If the Blues buy Everton centre back John Stones, they will pull off one of the wiliest deals of the transfer window.
More importantly, their restless manager will take a tentative step into unchartered territory.
The Portuguese perfectionist is not renowned for his patience. He usually cherry picks seasoned campaigners for an upcoming campaign.
By his own admission, Mourinho rarely looks past the next signing, the next trophy or the next fixture.
He's reluctant to look past the end of his nose unless there's a winner's medal dangling from his nostrils.
But, if as expected, Chelsea return with a bid of £26 million ($55.3m) for Stones, then Mourinho sends an unequivocal message.
He's shaking off the short-term syndrome. He's thinking about the future.
Nemanja Matic, Cesc Fabregas and Diego Costa were ingenious signings, seemingly steered through Stamford Bridge by the guiding hand of Nostradamus.
But they were still very much part of the traditional Mourinho template.
Along with Asmir Begovic and Radamel Falcao, they were immediate, silicone signings. They filled holes quickly.
But Stones doesn't fit the Mourinho model. He's only 21. He's at least four or five years from reaching his prime and Chelsea do not immediately need him after the stellar seasons of both John Terry and Gary Cahill.
The redoubtable skipper savoured one of his most productive campaigns in his 34th year, defying his critics and daring his adoring manager to replace him.
Cahill was no slouch either. Between them, they formed a wall around the Bridge, conceding only 32 Premier League goals.
They were tanks against the parked buses.
Interestingly, Louis van Gaal recently reiterated Manchester United's need for a Galactico, a rare jewel like Eden Hazard, who proved to be the difference between the two sides last season.

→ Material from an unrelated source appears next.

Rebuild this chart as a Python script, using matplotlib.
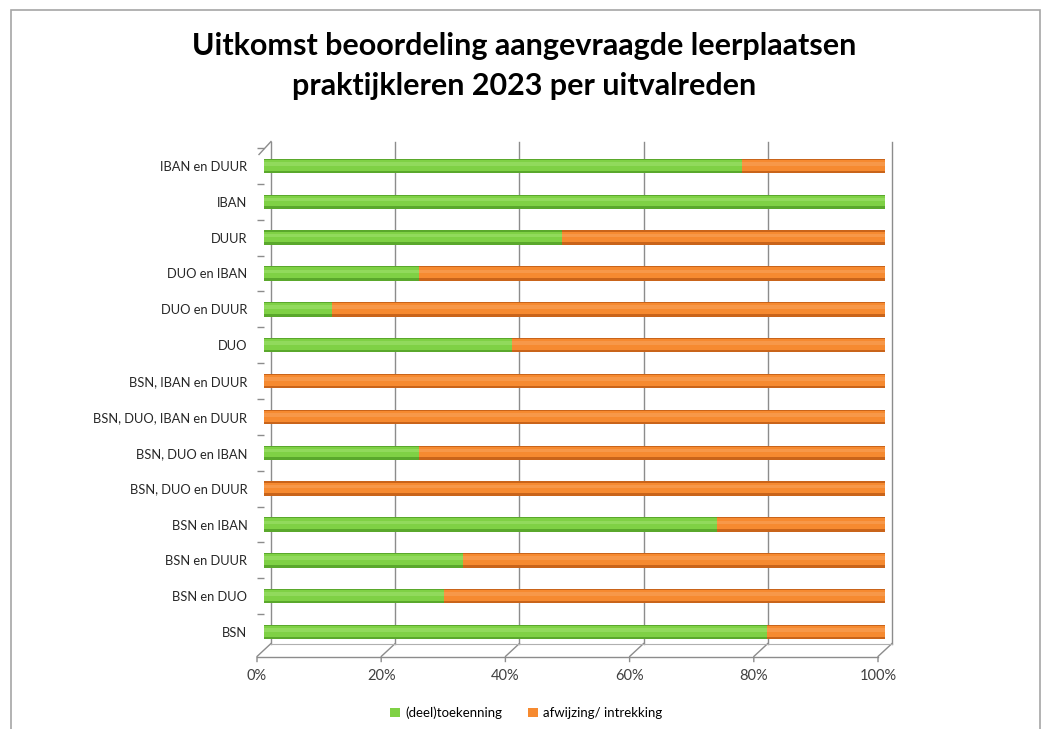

But there's an alternative analysis. United conceded goals. Chelsea didn't let in many. They rarely do when Terry and Cahill stand tall.

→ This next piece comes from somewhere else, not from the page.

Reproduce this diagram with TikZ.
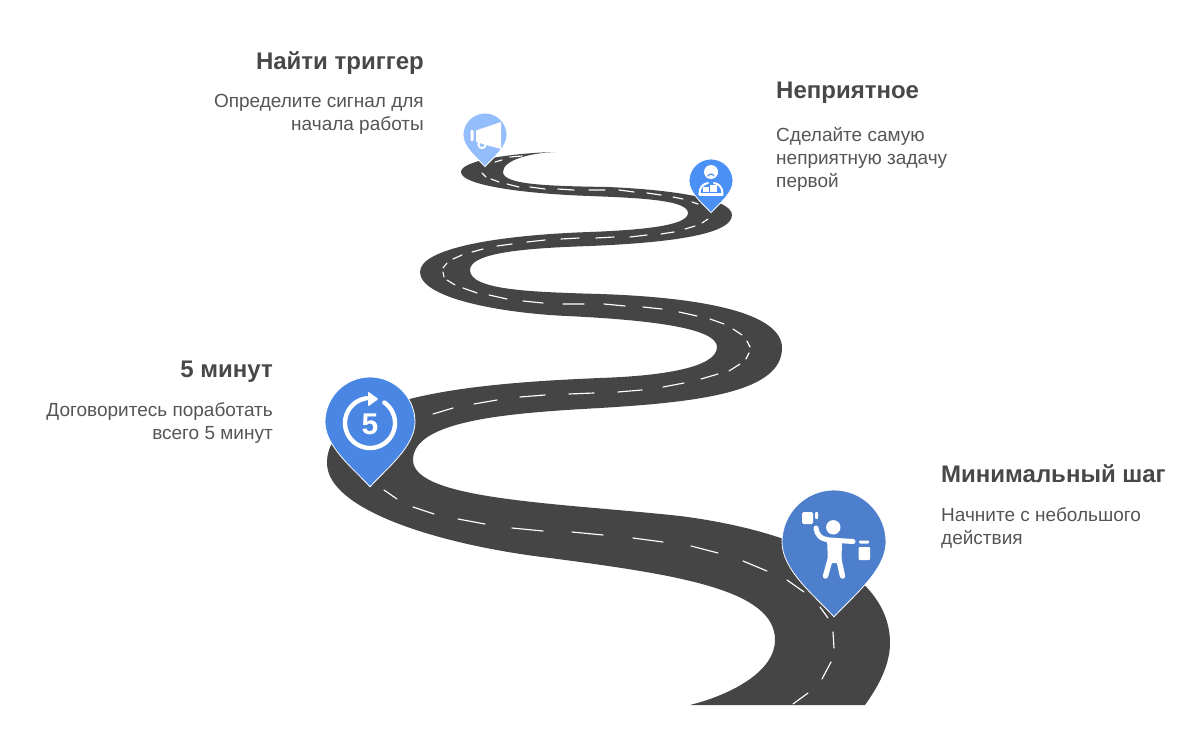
\documentclass[tikz,border=0pt]{standalone}
\usepackage{fontspec}
\setmainfont{Liberation Sans}
\definecolor{road}{HTML}{454545}
\definecolor{titlec}{HTML}{484848}
\definecolor{bodyc}{HTML}{555555}
\definecolor{pinA}{HTML}{93BDFB}
\definecolor{pinB}{HTML}{4A90F5}
\definecolor{pinC}{HTML}{4A86E3}
\definecolor{pinD}{HTML}{4E7FCC}
\tikzset{
  roadline/.style={line width=1.15pt,white,line cap=round},
  headtext/.style={inner sep=0pt,text=titlec,font=\fontsize{24}{28}\selectfont\bfseries},
  bodytext/.style={inner sep=0pt,text=bodyc,font=\fontsize{19}{23}\selectfont},
  pinedge/.style={draw=white,line width=.8pt},
  ico/.style={fill=white,draw=none},
  icol/.style={draw=white,line cap=round,line join=round},
}
\newcommand{\pinshape}[4]{% colour, cx, cy, r
  \path[pinedge,fill=#1,shift={(#2,#3)},x=#4pt,y=-#4pt]
    (0,1.44) .. controls (-.35,1.05) and (-1,.55) .. (-1,0)
    .. controls (-1,-.552) and (-.552,-1) .. (0,-1)
    .. controls (.552,-1) and (1,-.552) .. (1,0)
    .. controls (1,.55) and (.35,1.05) .. (0,1.44) -- cycle;}
\begin{document}
\begin{tikzpicture}[x=1pt,y=-1pt]
\useasboundingbox (0,0) rectangle (1200,755);
\fill[white] (0,0) rectangle (1200,755);
% road
\fill[road]
  (555,152) .. controls (515,153) and (461,160) .. (461,172)
  .. controls (461,186) and (530,194) .. (590,196)
  .. controls (640,198) and (688,200) .. (688,213)
  .. controls (688,226) and (640,230) .. (590,232)
  .. controls (500,235) and (420,248) .. (420,272)
  .. controls (420,298) and (500,313) .. (567,316)
  .. controls (650,320) and (717,328) .. (717,347)
  .. controls (717,368) and (660,376) .. (600,378)
  .. controls (480,383) and (327,395) .. (327,463)
  .. controls (327,510) and (440,545) .. (550,558)
  .. controls (680,575) and (775,590) .. (775,640)
  .. controls (775,672) and (730,695) .. (690,705)
  -- (865,705)
  .. controls (883,680) and (890,660) .. (890,643)
  .. controls (890,570) and (790,530) .. (680,516)
  .. controls (560,503) and (413,500) .. (413,460)
  .. controls (413,420) and (510,413) .. (600,408)
  .. controls (700,402) and (782,392) .. (782,348)
  .. controls (782,310) and (690,297) .. (600,294)
  .. controls (530,292) and (470,290) .. (470,270)
  .. controls (470,252) and (530,248) .. (590,246)
  .. controls (660,243) and (732,236) .. (732,215)
  .. controls (732,197) and (660,189) .. (607,187)
  .. controls (550,186) and (503,185) .. (503,172)
  .. controls (503,160) and (530,153) .. (555,152) -- cycle;
% centre line
\draw[roadline]
  (510,157)--(522,156) (495,162)--(502,160) (482,173)--(486,177) (491,179)--(499,182)
  (507,184)--(519,187) (530,187)--(545,189) (558,189)--(574,190) (589,190)--(605,190)
  (619,190)--(634,192) (647,193)--(661,195) (673,197)--(683,199) (692,202)--(698,204)
  (708,219)--(702,223) (695,226)--(685,229) (674,232)--(661,234) (647,235)--(630,237)
  (614,237)--(596,238) (579,238)--(561,239) (545,240)--(527,242) (512,244)--(497,246)
  (483,249)--(472,252) (462,255)--(453,259) (447,263)--(443,268) (443,272)--(444,277)
  (447,280)--(455,285) (463,288)--(477,293) (489,295)--(507,299) (523,301)--(543,303)
  (563,304)--(584,304) (604,304)--(625,306) (643,307)--(662,309) (679,312)--(697,316)
  (710,319)--(724,324) (733,329)--(742,335) (747,341)--(750,347) (749,353)--(746,359)
  (740,364)--(729,371) (718,374)--(701,379) (684,383)--(663,387) (642,390)--(618,392)
  (594,393)--(569,394) (545,395)--(520,397) (497,400)--(474,404) (453,408)--(433,414)
  (384,490)--(397,499) (413,507)--(434,514) (458,519)--(485,524) (512,528)--(543,531)
  (572,532)--(603,535) (633,538)--(663,542) (691,546)--(718,553) (743,561)--(767,571)
  (787,580)--(804,592) (820,607)--(828,618) (833,632)--(834,648) (831,662)--(822,679)
  (808,693)--(793,704);
% pins
\pinshape{pinA}{485}{135}{22}
\pinshape{pinB}{711}{181}{22}
\pinshape{pinC}{370}{422}{45}
\pinshape{pinD}{834}{542}{52}
% megaphone
\draw[icol,line width=2pt] (482,144.5) circle[radius=3.6];
\fill[ico] (476,130.5) -- (501,122) -- (501,149) -- (490,146) -- (476,142) -- cycle;
\fill[ico,rounded corners=.8pt] (470.5,130) rectangle (473.5,141);
% person with desk
\fill[ico] (711,172) circle[radius=7];
\draw[pinB,line width=1.2pt,line cap=round] (708,176) .. controls (709,173.5) and (713,173.5) .. (714,176);
\draw[icol,line width=2pt] (699.5,194) .. controls (699.5,187) and (703,184) .. (708,183)
  (714,183) .. controls (719,184) and (722.5,187) .. (722.5,194);
\draw[icol,line width=2.2pt] (699.5,194.5) -- (722.5,194.5);
\fill[ico] (703,187) rectangle (708.5,191.5);
\fill[ico] (710,184.5) rectangle (717,191.5);
% five minutes
\draw[icol,line width=4.4pt,line cap=round]
  plot[smooth,domain=-55:262,samples=50] ({370+25*cos(\x)},{423+25*sin(\x)});
\fill[ico,rounded corners=1pt] (368,391.5) -- (378.5,399) -- (368,406.5) -- cycle;
\node[inner sep=0pt,text=white,font=\fontsize{30}{30}\selectfont\bfseries] (five) at (370,424) {5};
% person with boxes
\fill[ico] (833.3,527.3) circle[radius=7.2];
\fill[ico,rounded corners=1.5pt] (802,512) rectangle (813,524);
\fill[ico,rounded corners=1pt] (815,512) rectangle (818,519);
\fill[ico,rounded corners=1pt] (858.5,547) rectangle (870,560);
\fill[ico,rounded corners=1pt] (859,540.5) rectangle (869,543.5);
\draw[icol,line width=5pt] (816,528) .. controls (817,535) and (820,539) .. (830,540) -- (853,541.5);
\fill[ico,rounded corners=1.5pt] (827,538) -- (842,538) -- (841.5,563) -- (828,563) -- cycle;
\draw[icol,line width=5.4pt] (830.5,558) -- (825.5,576) (838.5,558) -- (842.5,576);
% texts
\node[headtext,anchor=base east] (t1) at (424,69) {Найти триггер};
\node[bodytext,anchor=north east,align=right] (b1) at (424,94) {Определите сигнал для\\начала работы};
\node[headtext,anchor=base west] (t2) at (776,98) {Неприятное};
\node[bodytext,anchor=north west,align=left] (b2) at (776,127) {Сделайте самую\\неприятную задачу\\первой};
\node[headtext,anchor=base east] (t3) at (273,377) {5 минут};
\node[bodytext,anchor=north east,align=right] (b3) at (273,402) {Договоритесь поработать\\всего 5 минут};
\node[headtext,anchor=base west] (t4) at (941,482) {Минимальный шаг};
\node[bodytext,anchor=north west,align=left] (b4) at (941,507) {Начните с небольшого\\действия};
\end{tikzpicture}
\end{document}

And yet, Cahill now has an enemy for life in Roberto Martinez after publicly flirting with Stones and encouraging him to move to a bigger playground to hang out with the cooler kids.
The blue half of Merseyside was not amused. But Chelsea's consistent poaching of other people's big fish should be less concerning than its changing focus.
Suddenly, the kids are all right.
Mourinho covets starlets to go with the stop-gaps.
There's little doubt that a shift in emphasis at the boardroom level has filtered down to the dugout. Owner Roman Abramovich has clearly softened, displaying a willingness to think beyond the seasonal cycle and plant seeds for future harvests.
If Mourinho is also on board with this new-found pragmatism and is equally committed for the long haul, then it's a first for both manager and master.
They are persevering with the sticky Toffees even though they won't fully enjoy the fruits of their labour for a season or two.
But Stones should be worth the wait - and worth every penny if his career follows the dramatic, upward trajectory of last season.
Wise beyond his years and blessed with a talent beyond most of his Everton teammates, Stones' statistics were often astonishing.
By Easter, his pass completion rate had surpassed not only Terry at Chelsea but also every other player in the Premier League at 92.1 per cent.
He won more aerial duels than Jose Fonte, more clearances than Vincent Kompany, more blocks than Per Mertesacker and, most tellingly, more interceptions than Cahill.
Quite simply, Everton had a stronger defence when Stones was in it.
The Merseysiders conceded more than two goals in seven games last season. Stones played 90 minutes in only one of them.
Captain in waiting
Everton were also hammered 6-3 by Chelsea; 3-0 by Southampton; 3-0 by Swansea in the League Cup and 5-2 by Dynamo Kiev in the Europa League.
Stones did not feature in any of those games.
His tender age didn't make him any less of a towering asset.
Martinez knows he has a captain in waiting. Mourinho knows he has a captain to eventually replace. Stones can fill both vacancies.
But Everton can't compete with Chelsea's job perks.
Terry, Cahill and Stones would give the champions the most complete defensive spine for years to come and that should concern their rivals once the ink dries on the newcomer's contract.
For a manager who is fond of saying "in this moment", Mourinho is finally thinking about what comes next.